** start of GIVEN DATA **

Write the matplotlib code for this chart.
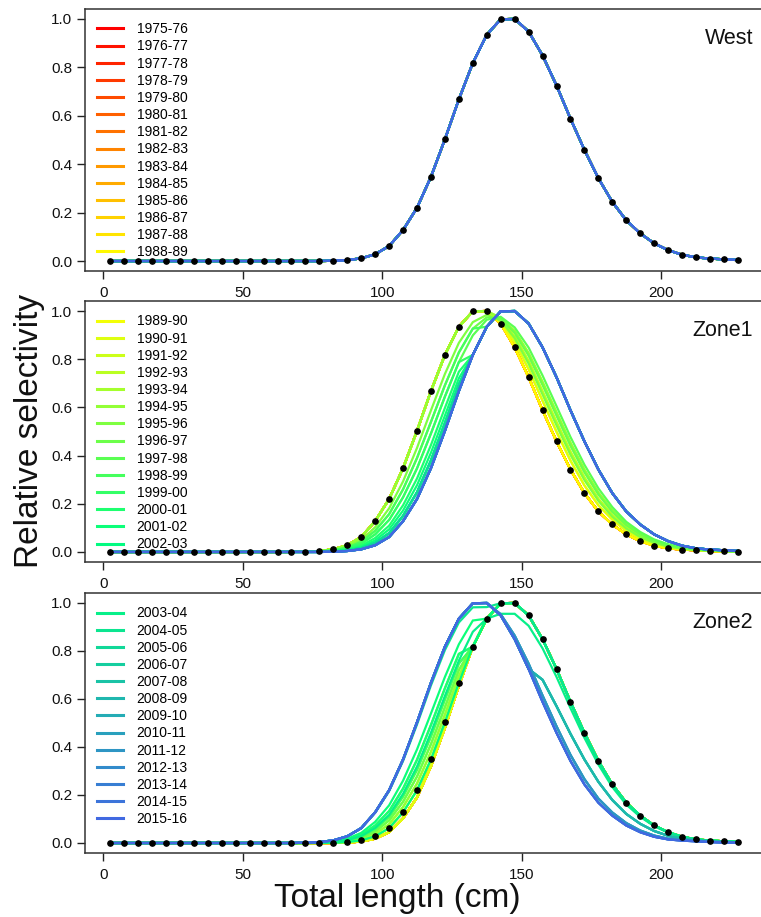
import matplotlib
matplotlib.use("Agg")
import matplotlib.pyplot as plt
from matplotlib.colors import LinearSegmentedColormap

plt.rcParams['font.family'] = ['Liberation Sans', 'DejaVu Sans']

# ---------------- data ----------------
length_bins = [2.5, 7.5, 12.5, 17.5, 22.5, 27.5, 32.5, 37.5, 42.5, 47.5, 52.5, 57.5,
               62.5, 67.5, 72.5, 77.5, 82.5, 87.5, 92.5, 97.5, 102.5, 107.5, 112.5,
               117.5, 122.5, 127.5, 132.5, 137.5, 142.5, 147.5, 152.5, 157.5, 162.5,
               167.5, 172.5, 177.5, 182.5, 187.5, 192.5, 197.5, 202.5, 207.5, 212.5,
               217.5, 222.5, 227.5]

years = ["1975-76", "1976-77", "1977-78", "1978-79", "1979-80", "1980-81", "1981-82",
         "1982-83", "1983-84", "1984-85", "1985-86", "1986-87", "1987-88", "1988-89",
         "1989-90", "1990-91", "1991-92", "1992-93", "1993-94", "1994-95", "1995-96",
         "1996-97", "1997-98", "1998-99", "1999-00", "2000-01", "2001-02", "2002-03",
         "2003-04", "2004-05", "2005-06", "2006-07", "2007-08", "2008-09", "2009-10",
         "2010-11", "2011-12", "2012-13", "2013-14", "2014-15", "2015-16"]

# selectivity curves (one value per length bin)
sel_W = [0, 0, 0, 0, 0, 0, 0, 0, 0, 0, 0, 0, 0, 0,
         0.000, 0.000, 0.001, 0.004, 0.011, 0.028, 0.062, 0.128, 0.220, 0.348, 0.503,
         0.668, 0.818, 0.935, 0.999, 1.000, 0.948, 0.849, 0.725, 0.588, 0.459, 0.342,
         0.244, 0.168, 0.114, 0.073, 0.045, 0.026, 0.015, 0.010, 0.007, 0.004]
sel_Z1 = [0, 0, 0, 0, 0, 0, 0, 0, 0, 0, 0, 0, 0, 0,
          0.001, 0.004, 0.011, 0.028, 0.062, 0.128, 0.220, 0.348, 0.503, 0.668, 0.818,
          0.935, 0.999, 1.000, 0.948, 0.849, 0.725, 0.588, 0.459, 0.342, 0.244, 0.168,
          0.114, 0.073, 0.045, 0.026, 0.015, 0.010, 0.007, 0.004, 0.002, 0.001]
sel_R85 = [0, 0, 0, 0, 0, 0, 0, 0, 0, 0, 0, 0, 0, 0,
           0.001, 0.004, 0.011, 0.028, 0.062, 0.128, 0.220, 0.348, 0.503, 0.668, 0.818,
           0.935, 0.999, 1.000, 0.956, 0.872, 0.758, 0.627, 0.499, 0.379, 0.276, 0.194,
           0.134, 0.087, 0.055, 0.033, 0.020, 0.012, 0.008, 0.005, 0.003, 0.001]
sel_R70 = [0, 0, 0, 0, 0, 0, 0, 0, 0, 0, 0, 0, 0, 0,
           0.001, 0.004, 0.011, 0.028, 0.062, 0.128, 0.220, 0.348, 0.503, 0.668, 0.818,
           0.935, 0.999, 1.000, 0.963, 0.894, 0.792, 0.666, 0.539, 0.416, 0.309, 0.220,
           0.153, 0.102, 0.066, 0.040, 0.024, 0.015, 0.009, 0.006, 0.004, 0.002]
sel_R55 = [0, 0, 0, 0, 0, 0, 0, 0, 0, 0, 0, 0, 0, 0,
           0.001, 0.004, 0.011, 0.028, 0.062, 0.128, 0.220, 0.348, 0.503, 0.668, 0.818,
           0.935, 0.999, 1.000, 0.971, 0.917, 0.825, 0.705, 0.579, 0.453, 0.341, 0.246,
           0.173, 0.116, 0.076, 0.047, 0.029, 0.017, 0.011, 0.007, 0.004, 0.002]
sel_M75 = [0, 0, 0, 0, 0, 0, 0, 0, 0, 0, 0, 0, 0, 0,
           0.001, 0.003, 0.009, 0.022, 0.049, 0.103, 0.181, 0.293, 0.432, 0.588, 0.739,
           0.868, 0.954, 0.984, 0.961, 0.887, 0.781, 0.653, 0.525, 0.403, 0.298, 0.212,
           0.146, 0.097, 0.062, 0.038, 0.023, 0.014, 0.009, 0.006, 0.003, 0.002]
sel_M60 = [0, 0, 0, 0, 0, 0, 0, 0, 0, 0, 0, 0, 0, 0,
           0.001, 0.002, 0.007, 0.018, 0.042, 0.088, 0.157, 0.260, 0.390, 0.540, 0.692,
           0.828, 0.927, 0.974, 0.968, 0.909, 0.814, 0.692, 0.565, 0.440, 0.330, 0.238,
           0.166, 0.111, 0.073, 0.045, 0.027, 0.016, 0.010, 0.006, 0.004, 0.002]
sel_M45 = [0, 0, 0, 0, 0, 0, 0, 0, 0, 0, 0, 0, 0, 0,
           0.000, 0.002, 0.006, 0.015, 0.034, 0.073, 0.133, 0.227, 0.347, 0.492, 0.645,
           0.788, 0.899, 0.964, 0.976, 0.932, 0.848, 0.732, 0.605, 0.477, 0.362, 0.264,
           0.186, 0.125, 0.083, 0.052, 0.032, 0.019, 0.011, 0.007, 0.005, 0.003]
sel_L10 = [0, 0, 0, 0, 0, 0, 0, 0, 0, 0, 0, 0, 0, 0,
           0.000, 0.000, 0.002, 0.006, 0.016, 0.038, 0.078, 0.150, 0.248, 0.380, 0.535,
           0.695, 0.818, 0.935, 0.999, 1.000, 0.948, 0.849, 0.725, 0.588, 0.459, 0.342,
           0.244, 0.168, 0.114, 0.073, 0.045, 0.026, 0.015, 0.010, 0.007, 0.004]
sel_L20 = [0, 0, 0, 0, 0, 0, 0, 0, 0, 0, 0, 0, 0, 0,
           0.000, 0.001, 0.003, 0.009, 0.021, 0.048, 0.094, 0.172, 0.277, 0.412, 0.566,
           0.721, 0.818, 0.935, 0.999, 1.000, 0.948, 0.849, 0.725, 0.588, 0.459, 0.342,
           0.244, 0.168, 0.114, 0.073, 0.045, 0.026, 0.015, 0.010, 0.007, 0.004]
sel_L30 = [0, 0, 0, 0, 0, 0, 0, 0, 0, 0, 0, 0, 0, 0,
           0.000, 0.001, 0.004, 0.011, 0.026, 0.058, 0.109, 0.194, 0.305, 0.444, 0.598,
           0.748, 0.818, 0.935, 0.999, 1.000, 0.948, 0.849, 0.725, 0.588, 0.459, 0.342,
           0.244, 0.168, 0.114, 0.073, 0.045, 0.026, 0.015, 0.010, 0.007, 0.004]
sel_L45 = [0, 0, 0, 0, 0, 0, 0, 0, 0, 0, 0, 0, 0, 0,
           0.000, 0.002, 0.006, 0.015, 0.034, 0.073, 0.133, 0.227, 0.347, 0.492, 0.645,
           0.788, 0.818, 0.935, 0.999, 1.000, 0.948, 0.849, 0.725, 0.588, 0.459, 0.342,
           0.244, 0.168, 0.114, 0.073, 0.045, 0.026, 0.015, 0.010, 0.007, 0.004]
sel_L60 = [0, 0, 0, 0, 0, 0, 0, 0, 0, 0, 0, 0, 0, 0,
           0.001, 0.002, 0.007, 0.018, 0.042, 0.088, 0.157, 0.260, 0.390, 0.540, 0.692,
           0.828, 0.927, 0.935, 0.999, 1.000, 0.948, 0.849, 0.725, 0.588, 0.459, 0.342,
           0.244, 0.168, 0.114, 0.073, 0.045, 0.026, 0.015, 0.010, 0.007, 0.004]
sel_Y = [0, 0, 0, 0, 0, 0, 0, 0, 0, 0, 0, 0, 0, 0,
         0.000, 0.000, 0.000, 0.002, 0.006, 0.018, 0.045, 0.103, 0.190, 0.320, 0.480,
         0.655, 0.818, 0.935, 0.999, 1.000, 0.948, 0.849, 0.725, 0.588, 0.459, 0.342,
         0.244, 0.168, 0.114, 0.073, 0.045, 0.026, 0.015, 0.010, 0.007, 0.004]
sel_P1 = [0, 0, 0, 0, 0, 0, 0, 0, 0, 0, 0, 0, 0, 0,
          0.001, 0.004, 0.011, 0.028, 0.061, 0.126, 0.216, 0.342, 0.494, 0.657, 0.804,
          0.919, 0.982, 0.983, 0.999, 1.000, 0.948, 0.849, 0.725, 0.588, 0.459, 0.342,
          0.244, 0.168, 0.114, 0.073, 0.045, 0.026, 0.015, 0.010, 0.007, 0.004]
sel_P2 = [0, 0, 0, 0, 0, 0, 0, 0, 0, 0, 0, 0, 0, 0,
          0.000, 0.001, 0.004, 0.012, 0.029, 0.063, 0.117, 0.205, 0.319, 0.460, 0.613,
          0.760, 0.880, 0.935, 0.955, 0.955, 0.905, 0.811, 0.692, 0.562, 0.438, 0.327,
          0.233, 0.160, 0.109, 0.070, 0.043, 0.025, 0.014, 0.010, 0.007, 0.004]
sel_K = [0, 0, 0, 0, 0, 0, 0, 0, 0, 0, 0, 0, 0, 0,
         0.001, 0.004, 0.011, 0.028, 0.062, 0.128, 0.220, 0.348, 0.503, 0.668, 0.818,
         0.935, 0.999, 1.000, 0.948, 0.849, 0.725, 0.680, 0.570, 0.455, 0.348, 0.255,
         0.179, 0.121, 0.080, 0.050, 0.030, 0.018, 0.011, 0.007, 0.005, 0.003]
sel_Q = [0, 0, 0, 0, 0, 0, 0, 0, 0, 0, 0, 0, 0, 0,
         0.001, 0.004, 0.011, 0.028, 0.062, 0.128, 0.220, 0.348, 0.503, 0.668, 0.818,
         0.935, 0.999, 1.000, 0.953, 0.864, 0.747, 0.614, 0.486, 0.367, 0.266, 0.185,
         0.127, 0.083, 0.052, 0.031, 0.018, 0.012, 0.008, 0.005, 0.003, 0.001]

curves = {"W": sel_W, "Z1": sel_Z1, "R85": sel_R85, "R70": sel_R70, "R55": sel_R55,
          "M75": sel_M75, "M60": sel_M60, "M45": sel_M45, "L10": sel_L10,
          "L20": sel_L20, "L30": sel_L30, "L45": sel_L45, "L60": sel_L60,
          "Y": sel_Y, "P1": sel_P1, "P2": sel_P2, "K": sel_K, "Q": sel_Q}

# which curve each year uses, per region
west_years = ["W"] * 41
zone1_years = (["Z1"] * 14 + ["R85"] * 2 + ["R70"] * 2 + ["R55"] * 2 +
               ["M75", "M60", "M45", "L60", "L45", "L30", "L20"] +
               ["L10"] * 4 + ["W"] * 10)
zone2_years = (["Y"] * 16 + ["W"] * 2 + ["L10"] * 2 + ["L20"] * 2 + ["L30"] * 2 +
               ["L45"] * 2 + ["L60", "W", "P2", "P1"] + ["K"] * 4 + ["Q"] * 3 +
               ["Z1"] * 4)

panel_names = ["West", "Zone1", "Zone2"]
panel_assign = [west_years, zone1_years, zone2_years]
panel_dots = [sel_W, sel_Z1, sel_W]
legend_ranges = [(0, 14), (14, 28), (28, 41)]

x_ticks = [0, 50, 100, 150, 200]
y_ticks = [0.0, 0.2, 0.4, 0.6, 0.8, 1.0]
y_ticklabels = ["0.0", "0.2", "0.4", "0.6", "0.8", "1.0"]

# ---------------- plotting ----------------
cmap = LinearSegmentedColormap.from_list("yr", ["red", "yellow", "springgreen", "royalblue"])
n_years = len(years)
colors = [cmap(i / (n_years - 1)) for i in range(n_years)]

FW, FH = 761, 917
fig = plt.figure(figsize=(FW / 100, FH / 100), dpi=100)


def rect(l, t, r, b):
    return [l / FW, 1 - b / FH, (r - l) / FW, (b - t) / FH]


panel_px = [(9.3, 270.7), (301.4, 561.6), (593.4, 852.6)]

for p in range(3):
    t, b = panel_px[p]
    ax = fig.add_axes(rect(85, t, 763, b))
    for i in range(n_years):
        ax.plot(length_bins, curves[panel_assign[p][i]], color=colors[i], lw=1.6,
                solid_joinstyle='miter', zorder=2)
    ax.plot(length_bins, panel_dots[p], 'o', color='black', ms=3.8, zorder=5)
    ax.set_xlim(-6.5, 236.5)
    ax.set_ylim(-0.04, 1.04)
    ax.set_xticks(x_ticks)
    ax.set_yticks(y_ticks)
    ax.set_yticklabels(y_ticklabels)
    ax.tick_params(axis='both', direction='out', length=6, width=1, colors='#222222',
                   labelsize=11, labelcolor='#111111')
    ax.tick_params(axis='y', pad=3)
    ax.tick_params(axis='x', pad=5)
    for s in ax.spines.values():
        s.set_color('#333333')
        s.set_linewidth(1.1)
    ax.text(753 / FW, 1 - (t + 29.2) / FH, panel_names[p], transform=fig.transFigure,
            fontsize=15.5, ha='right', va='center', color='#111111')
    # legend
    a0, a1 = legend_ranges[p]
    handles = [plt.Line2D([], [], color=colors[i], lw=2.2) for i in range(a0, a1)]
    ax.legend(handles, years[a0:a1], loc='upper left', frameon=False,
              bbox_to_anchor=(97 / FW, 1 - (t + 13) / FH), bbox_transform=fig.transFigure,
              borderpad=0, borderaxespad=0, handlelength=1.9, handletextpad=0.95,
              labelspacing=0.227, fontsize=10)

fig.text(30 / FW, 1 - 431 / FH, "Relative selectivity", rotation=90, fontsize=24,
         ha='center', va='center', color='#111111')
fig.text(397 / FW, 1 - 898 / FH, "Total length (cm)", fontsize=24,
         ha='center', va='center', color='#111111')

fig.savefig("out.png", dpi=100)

** end of GIVEN DATA **

Exactly as written, please give again the lines from the beginning of the listing through the line containing "217.5, 222.5, 227.5]", inclusive, without any pictures.

Write the matplotlib code for this chart.
import matplotlib
matplotlib.use("Agg")
import matplotlib.pyplot as plt
from matplotlib.colors import LinearSegmentedColormap

plt.rcParams['font.family'] = ['Liberation Sans', 'DejaVu Sans']

# ---------------- data ----------------
length_bins = [2.5, 7.5, 12.5, 17.5, 22.5, 27.5, 32.5, 37.5, 42.5, 47.5, 52.5, 57.5,
               62.5, 67.5, 72.5, 77.5, 82.5, 87.5, 92.5, 97.5, 102.5, 107.5, 112.5,
               117.5, 122.5, 127.5, 132.5, 137.5, 142.5, 147.5, 152.5, 157.5, 162.5,
               167.5, 172.5, 177.5, 182.5, 187.5, 192.5, 197.5, 202.5, 207.5, 212.5,
               217.5, 222.5, 227.5]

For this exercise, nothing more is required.